In reality as you know, we didn’t have to float a bond, but it’s better for both the politicians and the school board to let things fester to the point of criticality, then conveniently dump the decision on the voter in the form of a bond rather than demand accountability and fix the problem,
It really is too bad that political gamesmanship has deteriorated to such an obviously level of deceptive strategies and tactics. what is really tragic however, is that voters are not paying attention in enough numbers until the unacknowledged costs are already baked in.
Deborah Fulghieri
/ June 7, 2015The million-dollar hi-rise firetruck also requires 3 shifts of 5 persons each (i.e 15 people hired– payroll, pension, health coverage), this according to the asst. fire chief. Police coverage is a per capita calculation (according to the the same source).

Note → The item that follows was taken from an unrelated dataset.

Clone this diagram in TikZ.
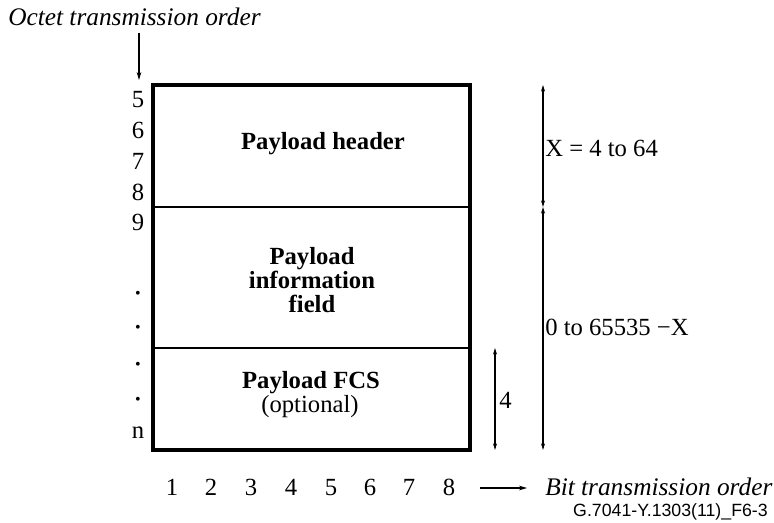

Obey Creek doesn’t pay for itself, the costs fall on the people already living here.
Alex McCusker
/ June 9, 2015Thanks for the good articles on Obey Creek and also on local retail.
It does surprise me that the council has been able to change the land use agreed to when Southern Village was initiated.
Isn’t there some other model of development (perhaps the Charlottesville VA example) than sprawling areas of highly similar retail space? Chapel Hill has a lot going for it, mostly its unique character and moderate scale. Will this expansion help anything in Chapel Hill?